_What you have to do:_
Where a line of the material contains the string "matplotlib", copy that line.

_Data extract:_
=====
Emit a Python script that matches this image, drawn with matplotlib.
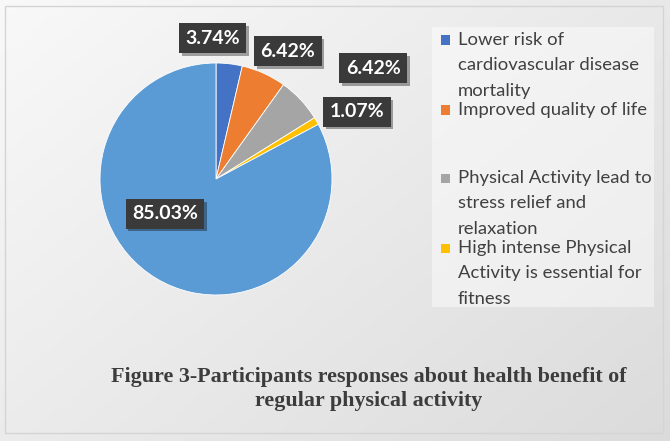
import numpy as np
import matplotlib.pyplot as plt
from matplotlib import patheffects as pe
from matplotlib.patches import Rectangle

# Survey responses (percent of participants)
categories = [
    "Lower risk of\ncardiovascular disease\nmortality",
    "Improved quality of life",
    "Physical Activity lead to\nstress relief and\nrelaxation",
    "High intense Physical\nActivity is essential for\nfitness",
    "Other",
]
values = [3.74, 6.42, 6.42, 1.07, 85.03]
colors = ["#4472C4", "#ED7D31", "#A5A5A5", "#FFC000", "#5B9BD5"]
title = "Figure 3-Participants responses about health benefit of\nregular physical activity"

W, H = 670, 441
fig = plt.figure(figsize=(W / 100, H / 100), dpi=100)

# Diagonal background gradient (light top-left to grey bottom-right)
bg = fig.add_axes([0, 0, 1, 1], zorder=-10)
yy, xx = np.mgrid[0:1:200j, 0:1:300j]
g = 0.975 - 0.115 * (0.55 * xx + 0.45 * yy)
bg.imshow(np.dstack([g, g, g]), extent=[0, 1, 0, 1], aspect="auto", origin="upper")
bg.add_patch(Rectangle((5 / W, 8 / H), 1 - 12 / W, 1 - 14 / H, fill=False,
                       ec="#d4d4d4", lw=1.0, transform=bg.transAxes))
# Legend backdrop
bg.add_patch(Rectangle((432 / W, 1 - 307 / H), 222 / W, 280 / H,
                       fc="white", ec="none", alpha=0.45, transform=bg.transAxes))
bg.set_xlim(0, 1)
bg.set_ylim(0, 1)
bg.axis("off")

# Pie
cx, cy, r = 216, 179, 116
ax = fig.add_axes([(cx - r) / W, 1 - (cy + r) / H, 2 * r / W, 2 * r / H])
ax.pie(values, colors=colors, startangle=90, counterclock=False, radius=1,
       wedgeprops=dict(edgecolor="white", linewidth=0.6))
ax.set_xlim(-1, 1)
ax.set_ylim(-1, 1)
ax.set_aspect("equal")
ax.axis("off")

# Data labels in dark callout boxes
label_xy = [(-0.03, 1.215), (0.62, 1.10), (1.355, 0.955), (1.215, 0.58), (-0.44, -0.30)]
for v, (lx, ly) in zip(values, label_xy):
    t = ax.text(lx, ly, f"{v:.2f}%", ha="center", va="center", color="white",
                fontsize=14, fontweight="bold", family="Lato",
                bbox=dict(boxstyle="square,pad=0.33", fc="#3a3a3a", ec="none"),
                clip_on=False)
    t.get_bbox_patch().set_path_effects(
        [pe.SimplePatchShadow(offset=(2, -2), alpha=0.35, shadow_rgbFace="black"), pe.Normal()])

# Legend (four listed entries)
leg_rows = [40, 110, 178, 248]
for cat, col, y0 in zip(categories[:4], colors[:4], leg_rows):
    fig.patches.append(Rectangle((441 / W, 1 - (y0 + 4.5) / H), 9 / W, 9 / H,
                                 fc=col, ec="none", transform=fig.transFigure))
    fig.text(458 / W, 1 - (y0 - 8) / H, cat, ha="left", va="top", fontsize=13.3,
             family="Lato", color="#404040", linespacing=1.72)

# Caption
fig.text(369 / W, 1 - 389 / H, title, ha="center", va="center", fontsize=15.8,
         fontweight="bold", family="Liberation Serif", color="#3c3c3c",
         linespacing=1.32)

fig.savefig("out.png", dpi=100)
=====
_Response to the exercise:_
Emit a Python script that matches this image, drawn with matplotlib.
import matplotlib.pyplot as plt
from matplotlib import patheffects as pe
from matplotlib.patches import Rectangle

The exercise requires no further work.